Chapter 12 presents the precautionary actions possible at the individual and family level. Those actions revolve around two basic rules:

  1. Minimize your use of EMF-generating technologies; and
  2. Maximize your distance from those EMF-generating technologies when in use.

At the community level the issues are different. One example involves the first parent who contacted me by e-mail. His children were attending a school that was planning to install a WiFi system. He wrote:

I desperately need help. I feel . . . that continuous exposure of adolescents to RF [radio frequency] for a period of six hours a day, five days a week, for nine months out of a year, for at least three years has likely NOT been proven safe by any study. I do not know what to ask or how to frame an argument against this. I hope to challenge the representative and somehow gain the ear of a concerned decision maker to save our kids.

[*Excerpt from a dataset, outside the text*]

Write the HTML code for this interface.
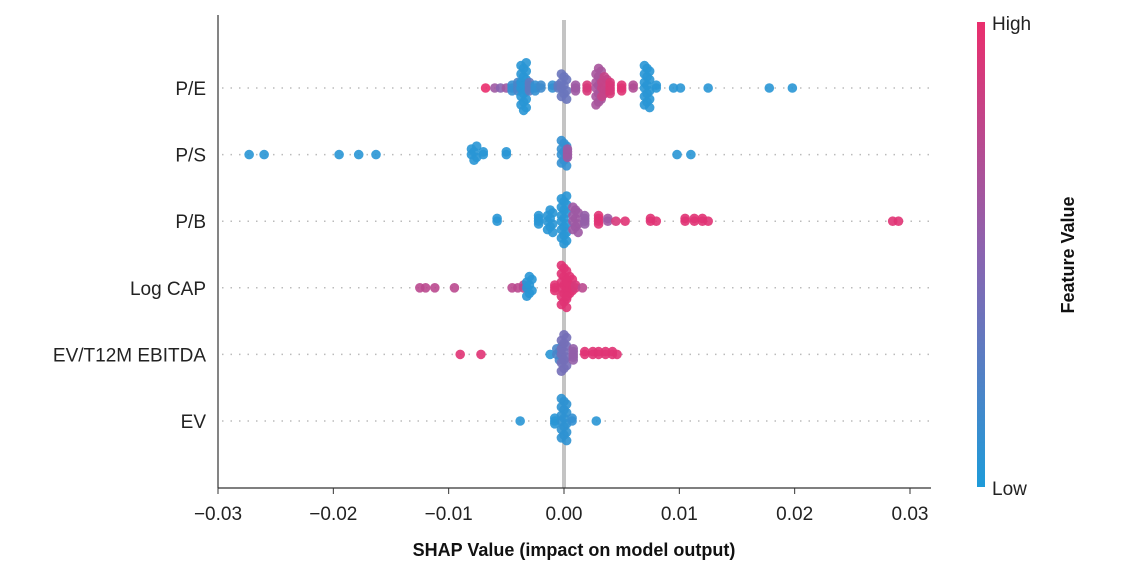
<!DOCTYPE html>
<html><head><meta charset="utf-8"><style>
html,body{margin:0;padding:0;background:#fff;width:1124px;height:568px;overflow:hidden}
svg{font-family:"Liberation Sans",sans-serif}
</style></head><body>
<svg id="chart" width="1124" height="568">
<defs><linearGradient id="cb" x1="0" y1="0" x2="0" y2="1"><stop offset="0" stop-color="#ea2e6d"/><stop offset="0.5" stop-color="#8a64b0"/><stop offset="1" stop-color="#1e9bd9"/></linearGradient></defs>
<g id="grid"></g>
<rect x="562" y="20" width="4" height="468" fill="#c4c4c4"/>
<g id="pts"></g>
<line x1="218" y1="15" x2="218" y2="488" stroke="#333" stroke-width="1.2"/>
<line x1="218" y1="488" x2="931" y2="488" stroke="#333" stroke-width="1.2"/>
<g id="ticks"></g>
<text x="574" y="556" text-anchor="middle" font-size="18" font-weight="bold" fill="#111">SHAP Value (impact on model output)</text>
<rect x="977" y="22" width="8" height="465" fill="url(#cb)"/>
<text x="992" y="30" font-size="19" fill="#222">High</text>
<text x="992" y="495" font-size="19" fill="#222">Low</text>
<text transform="translate(1074,255) rotate(-90)" text-anchor="middle" font-size="18" font-weight="bold" fill="#111">Feature Value</text>
</svg>
<script>
const features=["P/E","P/S","P/B","Log CAP","EV/T12M EBITDA","EV"];
const xTicks=[-0.03,-0.02,-0.01,0.00,0.01,0.02,0.03];
const xTickLabels=["\u22120.03","\u22120.02","\u22120.01","0.00","0.01","0.02","0.03"];
// clusters per feature: shap value, count, feature value (0 low .. 1 high)
const peShap=[-0.0068,-0.006,-0.0055,-0.005,-0.0045,-0.004,-0.0035,-0.003,-0.0025,-0.002,-0.001,-0.0005,0.0,0.001,0.002,0.003,0.0035,0.004,0.005,0.006,0.0072,0.008,0.0095,0.0101,0.0125,0.0178,0.0198];
const peCount=[1,1,1,1,3,4,18,4,3,2,2,2,10,3,3,14,8,5,3,2,16,2,1,1,1,1,1];
const peColor=[1,0.6,0.5,0.6,0.1,0.2,0.05,0.3,0.1,0.15,0.1,0.3,0.35,0.6,0.9,0.65,0.8,0.9,0.95,0.7,0.05,0.05,0.05,0.05,0.05,0.05,0.05];
const psShap=[-0.0273,-0.026,-0.0195,-0.0178,-0.0163,-0.0078,-0.007,-0.005,0.0,0.0003,0.0098,0.011];
const psCount=[1,1,1,1,1,6,2,2,10,4,1,1];
const psColor=[0.05,0.05,0.05,0.05,0.05,0.05,0.05,0.05,0.1,0.6,0.05,0.05];
const pbShap=[-0.0058,-0.0022,-0.0012,0.0,0.001,0.0018,0.003,0.0038,0.0045,0.0053,0.0075,0.008,0.0105,0.0113,0.012,0.0125,0.0285,0.029];
const pbCount=[2,4,9,18,10,4,4,2,1,1,2,1,2,2,2,1,1,1];
const pbColor=[0.05,0.05,0.05,0.05,0.6,0.55,0.95,0.6,0.9,0.95,0.95,0.95,0.95,0.95,0.95,0.95,0.95,0.95];
const lcShap=[-0.0125,-0.012,-0.0112,-0.0095,-0.0045,-0.004,-0.0035,-0.003,-0.0008,0.0,0.0005,0.001,0.0016];
const lcCount=[1,1,1,1,1,1,2,8,3,16,8,2,1];
const lcColor=[0.75,0.75,0.75,0.75,0.75,0.75,0.75,0.05,0.95,0.95,0.95,0.9,0.75];
const evtShap=[-0.009,-0.0072,-0.0012,-0.0004,0.0,0.0008,0.0018,0.0025,0.003,0.0036,0.0042,0.0046];
const evtCount=[1,1,1,6,14,5,2,2,2,2,2,1];
const evtColor=[0.95,0.95,0.05,0.2,0.4,0.55,0.95,0.95,0.95,0.95,0.95,0.95];
const evShap=[-0.0038,-0.0008,0.0,0.0007,0.0028];
const evCount=[1,3,16,2,1];
const evColor=[0.05,0.05,0.08,0.1,0.05];
const shapSets=[peShap,psShap,pbShap,lcShap,evtShap,evShap];
const countSets=[peCount,psCount,pbCount,lcCount,evtCount,evCount];
const colorSets=[peColor,psColor,pbColor,lcColor,evtColor,evColor];

const NS="http://www.w3.org/2000/svg";
const x0=218,x1=910,rowTop=88,rowStep=66.6;
function xs(v){return x0+(v+0.03)/0.06*(x1-x0);}
function ys(i){return rowTop+i*rowStep;}
function col(t){
  const a=[30,155,217],m=[138,100,176],b=[234,46,109];
  let c;
  if(t<0.5){const u=t/0.5;c=a.map((v,k)=>Math.round(v+(m[k]-v)*u));}
  else{const u=(t-0.5)/0.5;c=m.map((v,k)=>Math.round(v+(b[k]-v)*u));}
  return "rgb("+c.join(",")+")";
}
const grid=document.getElementById("grid"),pts=document.getElementById("pts"),ticks=document.getElementById("ticks"),svg=document.getElementById("chart");
features.forEach((f,i)=>{
  const y=ys(i);
  const l=document.createElementNS(NS,"line");
  l.setAttribute("x1",222);l.setAttribute("x2",930);l.setAttribute("y1",y);l.setAttribute("y2",y);
  l.setAttribute("stroke","#bbb");l.setAttribute("stroke-width","1.5");l.setAttribute("stroke-dasharray","1.5 7");
  
  
  grid.appendChild(l);
  const t=document.createElementNS(NS,"text");
  t.setAttribute("x",206);t.setAttribute("y",y+7);t.setAttribute("text-anchor","end");
  t.setAttribute("font-size","19");t.setAttribute("fill","#222");t.textContent=f;
  
  
  svg.appendChild(t);
  const S=shapSets[i],C=countSets[i],K=colorSets[i];
  S.forEach((s,j)=>{
    for(let k=0;k<C[j];k++){
      const off=(k%2===0?1:-1)*Math.ceil(k/2)*2.8;
      const xo=C[j]>5?((k%3)-1)*2.6:0;
      const c=document.createElementNS(NS,"circle");
      c.setAttribute("cx",xs(s)+xo);c.setAttribute("cy",y+off);c.setAttribute("r",4.8);
      c.setAttribute("fill",col(K[j]));c.setAttribute("fill-opacity","0.9");
      
      
      pts.appendChild(c);
    }
  });
});
xTicks.forEach((v,i)=>{
  const x=xs(v);
  const l=document.createElementNS(NS,"line");
  l.setAttribute("x1",x);l.setAttribute("x2",x);l.setAttribute("y1",488);l.setAttribute("y2",494);l.setAttribute("stroke","#333");
  
  
  ticks.appendChild(l);
  const t=document.createElementNS(NS,"text");
  t.setAttribute("x",x);t.setAttribute("y",520);t.setAttribute("text-anchor","middle");t.setAttribute("font-size","19");t.setAttribute("fill","#222");
  t.textContent=xTickLabels[i];
  
  
  ticks.appendChild(t);
});
</script>
</body></html>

I responded to him with relevant information (such as some of what’s been included in this book). Armed with knowledge, he crafted and distributed leaflets to inform other parents of these risks. He organized meetings and continuously worked to inform anyone who had a stake in the school’s WiFi project. After several months of these activities, which catalyzed his community, the routers in the school were removed.

This is an outstanding and encouraging outcome and an excellent example of what can be done at the community level. One person, with no formal training in EMF science or industrial engineering, was able to obtain and package enough relevant information, to convince others, and effect real change. Using available, well-documented information, this parent’s actions led to the removal of a school-wide WiFi network, creating an educational environment in which his child and the other children would avoid thousands of hours of needless exposure to microwave radiation. And this was achieved without any need for the students to forsake the Internet and its benefits, since alternative, safe systems (Ethernet cables) are available.

Having access to accurate information and putting that information into action are the keys to success. I hope this book helps by providing you with the information you need to begin creating a safer environment for yourself, your family, and your community. The public health threat resulting from EMF exposure is real, and it is well within your power to greatly reduce the risks faced by you and your loved ones.